-- Data lines start --
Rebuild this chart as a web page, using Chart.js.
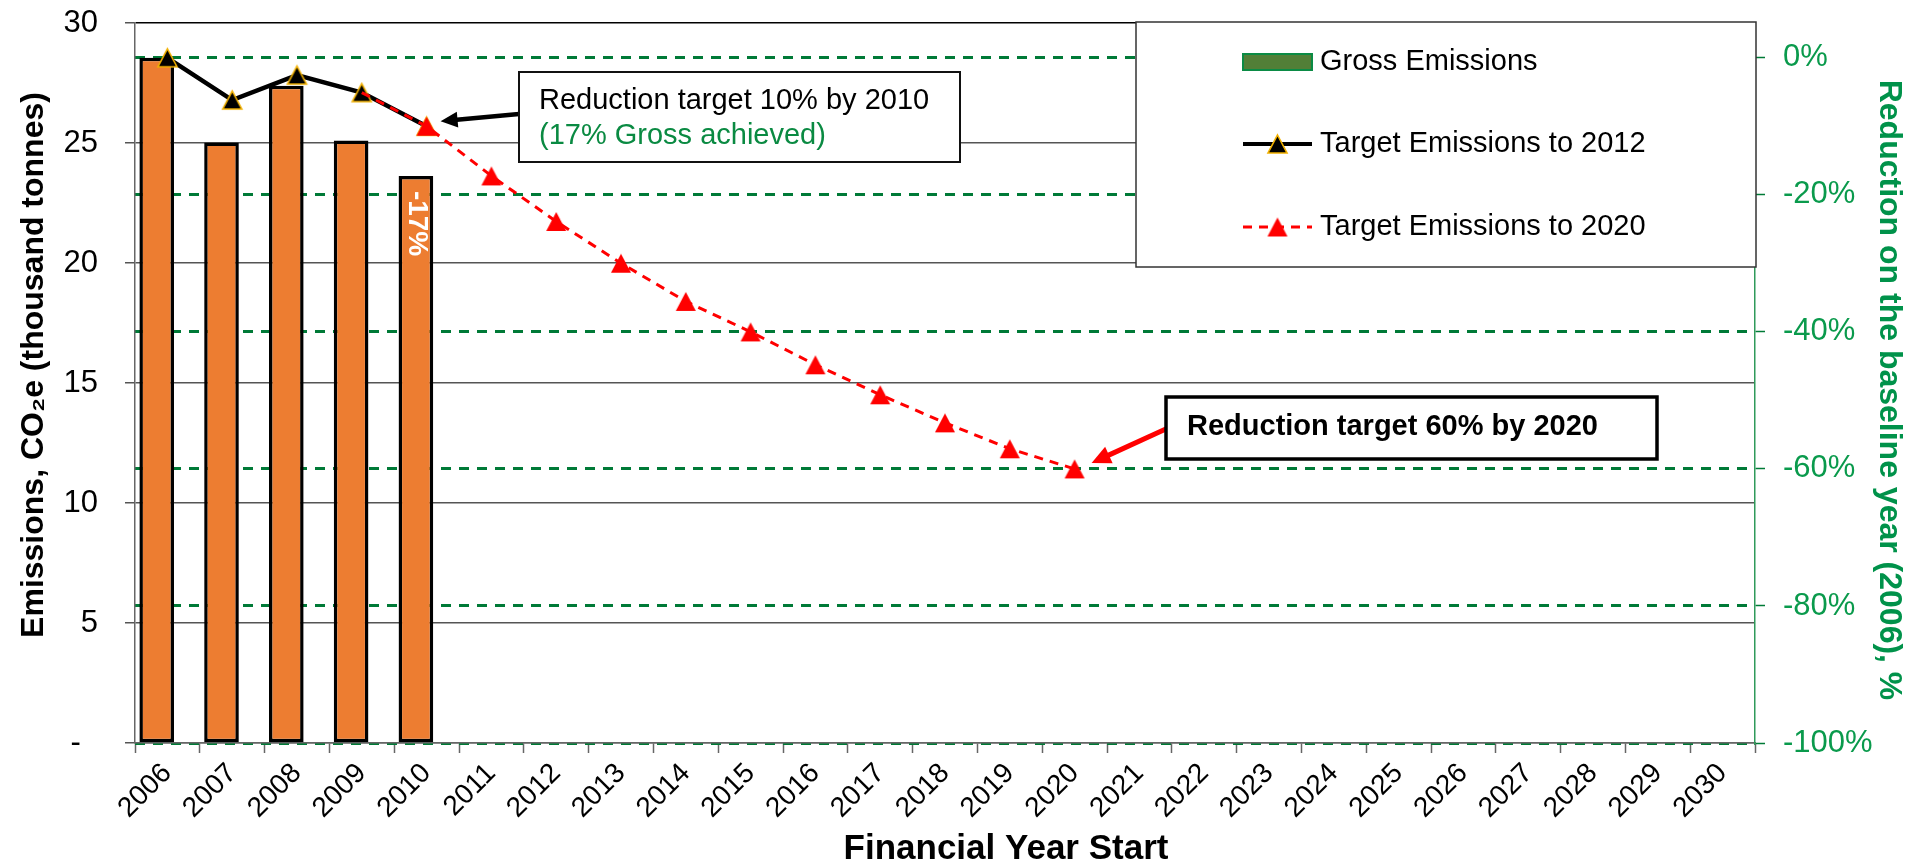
<!DOCTYPE html>
<html>
<head>
<meta charset="utf-8">
<script src="https://cdn.jsdelivr.net/npm/chart.js@4.4.1/dist/chart.umd.min.js"></script>
<style>
  html, body { margin: 0; padding: 0; background: #ffffff; }
  #wrap { width: 1909px; height: 864px; position: relative; }
</style>
</head>
<body>
<div id="wrap"><canvas id="c" width="1909" height="864"></canvas></div>
<script>
// ---- data -------------------------------------------------------------
const years = ['2006','2007','2008','2009','2010','2011','2012','2013','2014','2015',
  '2016','2017','2018','2019','2020','2021','2022','2023','2024','2025',
  '2026','2027','2028','2029','2030'];

// thousand tonnes CO2e
const grossEmissions = [28.55, 25.02, 27.39, 25.10, 23.63];
const target2012     = [28.55, 26.79, 27.83, 27.10, 25.70];
const target2020     = [null, null, null, 27.10, 25.70, 23.63, 21.73, 19.99, 18.40,
                        17.13, 15.76, 14.51, 13.34, 12.26, 11.42];

const leftTicks  = [0, 5, 10, 15, 20, 25, 30];
const rightTicks = [-100, -80, -60, -40, -20, 0];

const baselineValue = grossEmissions[0];          // 2006 baseline
const leftMax = 30;
const rightMax = (leftMax / baselineValue - 1) * 100;

// ---- styling ----------------------------------------------------------
const FONT = "'Liberation Sans', Arial, sans-serif";
const GREEN_LINE = '#007a37';
const GREEN_TEXT = '#0a9a4c';
const GREEN_TITLE = '#00924a';
const ORANGE = '#ED7D31';

Chart.defaults.font.family = FONT;
Chart.defaults.color = '#000';

// triangle markers centred on their bounding box
function triangleMarker(fill, stroke, w, h) {
  const c = document.createElement('canvas');
  c.width = w + 4; c.height = h + 4;
  const g = c.getContext('2d');
  g.beginPath();
  g.moveTo(c.width / 2, 2);
  g.lineTo(w + 2, h + 2);
  g.lineTo(2, h + 2);
  g.closePath();
  g.fillStyle = fill;
  g.fill();
  if (stroke) { g.lineWidth = 1.6; g.strokeStyle = stroke; g.stroke(); }
  return c;
}
const blackMarker = triangleMarker('#000000', '#F2B100', 19, 18);
const redMarker   = triangleMarker('#FF0000', null, 20, 19);

const firstRedIndex = target2020.findIndex(v => v !== null);

// ---- helpers for the drawn overlays ------------------------------------
function arrow(ctx, x1, y1, x2, y2, color, width, headLen, headHalf) {
  const ang = Math.atan2(y2 - y1, x2 - x1);
  const bx = x2 - Math.cos(ang) * headLen * 0.8;
  const by = y2 - Math.sin(ang) * headLen * 0.8;
  ctx.save();
  ctx.strokeStyle = color;
  ctx.fillStyle = color;
  ctx.lineWidth = width;
  ctx.setLineDash([]);
  ctx.beginPath();
  ctx.moveTo(x1, y1);
  ctx.lineTo(bx, by);
  ctx.stroke();
  ctx.beginPath();
  ctx.moveTo(x2, y2);
  ctx.lineTo(x2 - Math.cos(ang) * headLen + Math.sin(ang) * headHalf,
             y2 - Math.sin(ang) * headLen - Math.cos(ang) * headHalf);
  ctx.lineTo(x2 - Math.cos(ang) * headLen - Math.sin(ang) * headHalf,
             y2 - Math.sin(ang) * headLen + Math.cos(ang) * headHalf);
  ctx.closePath();
  ctx.fill();
  ctx.restore();
}

function rotatedText(ctx, text, x, y, angle, font, color) {
  ctx.save();
  ctx.translate(x, y);
  ctx.rotate(angle);
  ctx.font = font;
  ctx.fillStyle = color;
  ctx.textAlign = 'center';
  ctx.textBaseline = 'middle';
  ctx.fillText(text, 0, 0);
  ctx.restore();
}

const overlays = {
  id: 'overlays',
  afterDraw(chart) {
    const ctx = chart.ctx;
    const xs = chart.scales.x, ys = chart.scales.y;

    // value label inside the latest bar
    const barMeta = chart.getDatasetMeta(2);
    const last = grossEmissions.length - 1;
    const bar = barMeta.data[last];
    const pct = Math.round((grossEmissions[last] / baselineValue - 1) * 100) + '%';
    ctx.save();
    ctx.translate(bar.x + 1, bar.y + 15);
    ctx.rotate(Math.PI / 2);
    ctx.fillStyle = '#ffffff';
    ctx.font = 'bold 28px ' + FONT;
    ctx.textAlign = 'left';
    ctx.textBaseline = 'middle';
    ctx.fillText(pct, 0, 0);
    ctx.restore();

    // callout: 2010 target
    const p2010 = { x: xs.getPixelForValue(4), y: ys.getPixelForValue(target2012[4]) };
    const b1 = { x: 519, y: 72, w: 441, h: 90 };
    arrow(ctx, b1.x, b1.y + 42, p2010.x + 14, p2010.y - 5, '#000', 4.5, 17, 8);
    ctx.save();
    ctx.fillStyle = '#fff';
    ctx.fillRect(b1.x, b1.y, b1.w, b1.h);
    ctx.strokeStyle = '#111';
    ctx.lineWidth = 2;
    ctx.strokeRect(b1.x, b1.y, b1.w, b1.h);
    ctx.textAlign = 'left';
    ctx.textBaseline = 'middle';
    ctx.font = '29px ' + FONT;
    ctx.fillStyle = '#000';
    ctx.fillText('Reduction target 10% by 2010', b1.x + 20, b1.y + 29);
    ctx.fillStyle = '#0a8a42';
    ctx.fillText('(17% Gross achieved)', b1.x + 20, b1.y + 64);
    ctx.restore();

    // callout: 2020 target
    const i2020 = target2020.length - 1;
    const p2020 = { x: xs.getPixelForValue(i2020), y: ys.getPixelForValue(target2020[i2020]) };
    const b2 = { x: 1166, y: 397, w: 491, h: 62 };
    arrow(ctx, b2.x + 2, b2.y + 31, p2020.x + 17, p2020.y - 6, '#FF0000', 5, 19, 9);
    ctx.save();
    ctx.fillStyle = '#fff';
    ctx.fillRect(b2.x, b2.y, b2.w, b2.h);
    ctx.strokeStyle = '#000';
    ctx.lineWidth = 3.5;
    ctx.strokeRect(b2.x, b2.y, b2.w, b2.h);
    ctx.textAlign = 'left';
    ctx.textBaseline = 'middle';
    ctx.font = 'bold 29px ' + FONT;
    ctx.fillStyle = '#000';
    ctx.fillText('Reduction target 60% by 2020', b2.x + 21, b2.y + 30);
    ctx.restore();

    // legend box
    const lg = { x: 1136, y: 22, w: 620, h: 245 };
    ctx.save();
    ctx.fillStyle = '#fff';
    ctx.fillRect(lg.x, lg.y, lg.w, lg.h);
    ctx.strokeStyle = '#333';
    ctx.lineWidth = 1.5;
    ctx.strokeRect(lg.x, lg.y, lg.w, lg.h);
    const sx = 1243, sw = 69, tx = 1320;
    const rows = [62, 144, 227];
    // Gross Emissions swatch
    ctx.fillStyle = '#527f37';
    ctx.fillRect(sx, rows[0] - 8, sw, 16);
    ctx.strokeStyle = '#0b8b45';
    ctx.lineWidth = 2;
    ctx.strokeRect(sx, rows[0] - 8, sw, 16);
    // Target to 2012
    ctx.strokeStyle = '#000';
    ctx.lineWidth = 4;
    ctx.beginPath(); ctx.moveTo(sx, rows[1]); ctx.lineTo(sx + sw, rows[1]); ctx.stroke();
    ctx.drawImage(blackMarker, sx + sw / 2 - blackMarker.width / 2, rows[1] - blackMarker.height / 2);
    // Target to 2020
    ctx.strokeStyle = '#FF0000';
    ctx.lineWidth = 3;
    ctx.setLineDash([9, 7]);
    ctx.beginPath(); ctx.moveTo(sx, rows[2]); ctx.lineTo(sx + sw, rows[2]); ctx.stroke();
    ctx.setLineDash([]);
    ctx.drawImage(redMarker, sx + sw / 2 - redMarker.width / 2, rows[2] - redMarker.height / 2);
    ctx.fillStyle = '#000';
    ctx.font = '29px ' + FONT;
    ctx.textAlign = 'left';
    ctx.textBaseline = 'middle';
    ctx.fillText('Gross Emissions', tx, rows[0]);
    ctx.fillText('Target Emissions to 2012', tx, rows[1]);
    ctx.fillText('Target Emissions to 2020', tx, rows[2]);
    ctx.restore();

    // axis titles
    rotatedText(ctx, 'Emissions, CO\u2082e (thousand tonnes)', 34, 365, -Math.PI / 2,
                'bold 32px ' + FONT, '#000');
    rotatedText(ctx, 'Reduction on the baseline year (2006), %', 1889, 390, Math.PI / 2,
                'bold 32px ' + FONT, GREEN_TITLE);
    rotatedText(ctx, 'Financial Year Start', 1006, 849, 0, 'bold 35px ' + FONT, '#000');
  }
};

new Chart(document.getElementById('c'), {
  data: {
    labels: years,
    datasets: [
      {
        type: 'line', label: 'Target Emissions to 2020', data: target2020, order: 1,
        borderColor: '#FF0000', borderWidth: 3, borderDash: [9, 7],
        pointStyle: redMarker,
        pointRadius: ctx => (ctx.dataIndex === firstRedIndex ? 0 : 10),
        pointHoverRadius: 10, tension: 0, spanGaps: false
      },
      {
        type: 'line', label: 'Target Emissions to 2012', data: target2012, order: 2,
        borderColor: '#000000', borderWidth: 4.5,
        pointStyle: blackMarker, pointRadius: 10, pointHoverRadius: 10, tension: 0
      },
      {
        type: 'bar', label: 'Gross Emissions', data: grossEmissions, order: 3,
        backgroundColor: ORANGE, borderColor: '#000', borderWidth: 3.5, borderSkipped: false,
        categoryPercentage: 0.66, barPercentage: 1.62
      },
      {
        type: 'bar', label: 'Net', data: years.map(() => 0), order: 4,
        backgroundColor: 'rgba(0,0,0,0)', borderWidth: 0,
        categoryPercentage: 0.66, barPercentage: 1.62
      }
    ]
  },
  options: {
    responsive: false,
    animation: false,
    devicePixelRatio: 1,
    layout: { padding: { top: 23, left: 0, right: 0, bottom: 0 } },
    plugins: { legend: { display: false }, tooltip: { enabled: false } },
    scales: {
      x: {
        type: 'category', offset: true,
        grid: { offset: true, drawOnChartArea: false, drawTicks: true, tickLength: 10,
                color: '#666', tickColor: '#666', tickWidth: 1.5 },
        border: { display: true, color: '#666', width: 1.5 },
        ticks: { autoSkip: false, maxRotation: 45, minRotation: 45, color: '#000',
                 font: { size: 28 }, padding: 4 },
        afterFit: s => { s.height = 121; }
      },
      y: {
        position: 'left', min: 0, max: leftMax,
        afterBuildTicks: s => { s.ticks = leftTicks.map(v => ({ value: v })); },
        grid: { color: c => (c.tick && c.tick.value === leftMax ? '#000' : '#555'),
                lineWidth: 1.5, tickLength: 10, tickColor: '#555', tickWidth: 1.5 },
        border: { color: '#666', width: 1.5 },
        ticks: { font: { size: 31 }, color: '#000', padding: 27,
                 callback: v => (v === 0 ? '-  ' : String(v)) },
        afterFit: s => { s.width = 135; s.paddingTop = 0; s.paddingBottom = 0; }
      },
      y2: {
        position: 'right', min: -100, max: rightMax,
        afterBuildTicks: s => { s.ticks = rightTicks.map(v => ({ value: v })); },
        grid: { color: GREEN_LINE, lineWidth: 3, tickLength: 10, tickColor: GREEN_LINE,
                tickWidth: 1.5, tickBorderDash: [] },
        border: { color: '#2f9a5a', width: 1.5, dash: [10, 8] },
        ticks: { font: { size: 31 }, color: GREEN_TEXT, padding: 18,
                 callback: v => v + '%' },
        afterFit: s => { s.width = 154; s.paddingTop = 0; s.paddingBottom = 0; }
      }
    }
  },
  plugins: [overlays]
});
</script>
</body>
</html>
-- Data lines end --
_Task objective:_
Output exactly the span of lines from the top of the listing through the line holding "const rightMax = (leftMax", and leave every picture out.

_Result of this exercise:_
Rebuild this chart as a web page, using Chart.js.
<!DOCTYPE html>
<html>
<head>
<meta charset="utf-8">
<script src="https://cdn.jsdelivr.net/npm/chart.js@4.4.1/dist/chart.umd.min.js"></script>
<style>
  html, body { margin: 0; padding: 0; background: #ffffff; }
  #wrap { width: 1909px; height: 864px; position: relative; }
</style>
</head>
<body>
<div id="wrap"><canvas id="c" width="1909" height="864"></canvas></div>
<script>
// ---- data -------------------------------------------------------------
const years = ['2006','2007','2008','2009','2010','2011','2012','2013','2014','2015',
  '2016','2017','2018','2019','2020','2021','2022','2023','2024','2025',
  '2026','2027','2028','2029','2030'];

// thousand tonnes CO2e
const grossEmissions = [28.55, 25.02, 27.39, 25.10, 23.63];
const target2012     = [28.55, 26.79, 27.83, 27.10, 25.70];
const target2020     = [null, null, null, 27.10, 25.70, 23.63, 21.73, 19.99, 18.40,
                        17.13, 15.76, 14.51, 13.34, 12.26, 11.42];

const leftTicks  = [0, 5, 10, 15, 20, 25, 30];
const rightTicks = [-100, -80, -60, -40, -20, 0];

const baselineValue = grossEmissions[0];          // 2006 baseline
const leftMax = 30;
const rightMax = (leftMax / baselineValue - 1) * 100;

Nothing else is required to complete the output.